On the 7th March 2012 Indianapolis bid a tearful goodbye to arguably their greatest ever player, as the Colts released their fourteen-year quarterback Peyton Manning.

Manning, who sat out the entire 2011 season with a neck injury, had been due a $28 million roster bonus the following day and doubts over his health coupled with the franchise’s wishes to rebuild saw team owner Jim Irsay take the painful decision to part ways with the iconic signal-caller. Manning leaves behind a remarkable legacy in Indianapolis, with the future hall of famer instrumental in turning the once beleaguered franchise into one of the League’s most successful organisations.

Prior to his arrival in 1998, the Colts had reached the playoffs on just three occasions in the fourteen years since since their relocation to Indianapolis in 1984, and were coming off the back of a disastrous 1997 campaign, which saw the side record just three victories to wind up with the league’s worst record. However, that miserable season turned out to be a blessing in disguise for the organisation, handing them the opportunity to draft Manning with the first overall pick of that year’s draft.

After another disappointing 3-13 season in Manning’s first season under center, the franchise’s fortunes began to change in 1999 when Manning led his side back into the playoffs with a 13-3 record, capping the greatest single season turnaround in NFL history. A decade of dominance was to follow, with the Colts preceding to reach the playoffs in eleven of the next twelve seasons, including on a record-tying nine consecutive occasions from 2002-2010, with the crowning moment coming in 2007 as Manning led the Colts to their second ever championship in Super Bowl XLI.

During this period, Manning was showered with a whole host of individual honours, including a record four Most Valuable Player awards, and was named Sports Illustrated’s Player of the Decade in 2009. Manning’s impact was however not only felt on the field as his on-field success also led to the construction of the side’s current home, the Lucas Oil Stadium, which is widely referred to as ‘The House that Peyton Built’, whilst Manning was also heavily involved in countless charitable projects across the Indianapolis community.

However, when a neck injury resulted in Manning missing the entirety of the 2011 season, the wheels were put in motion for the legendary quarterback’s departure. If Indianapolis fans were not fully aware of Manning’s impact prior to last season, they certainly felt it last season, as they endured a horrific season without their talisman, finishing with a miserable 2-14 record. However, whilst that campaign may have served to underline Manning’s incredible value to the franchise, it also handed the Colts the opportunity to acquire Stanford star Andrew Luck in the upcoming draft, said to be the best quarterback prospect since Manning himself, thus paving the way for Manning’s departure.

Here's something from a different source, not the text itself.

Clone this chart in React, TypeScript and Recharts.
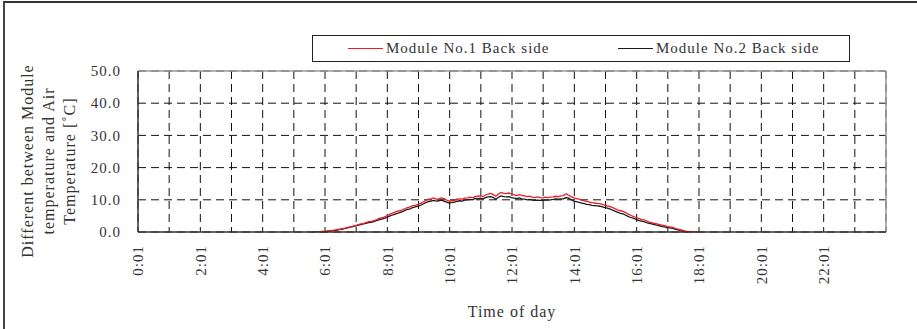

Whilst this move may yet work out in the best interests of both parties, it didn’t have to be this way, as the Colts could have decided to trade away their coveted first overall pick for a bounty of draft picks, similar to the haul the St. Louis Rams just received for the rights to the second overall pick of the draft. This would have allowed the organisation to surround Manning with the sort of talent that could have allowed him to pursue further Super Bowl glory for Indianapolis, as he entered the twilight of his career. At the same time, the Colts could have taken the opportunity to groom a mid to late round pick, perhaps underrated Boise State quarterback Kellen Moore or Arizona’s Nick Foles, to take over from Manning in the future.

However, the Colts instead chose to part ways with their hero for the opportunity to build around Luck, making Manning one of the most coveted free agents of all time, and placing an extreme amount of pressure on Luck to succeed. Luck undoubtedly has a tremendous amount of potential and should become the franchise’s cornerstone for years to come. However, should the young quarterback fail to live up to the tremendous expectations and Manning returns to near his sublime-best, this could yet go down as one of the worst decisions in NFL history.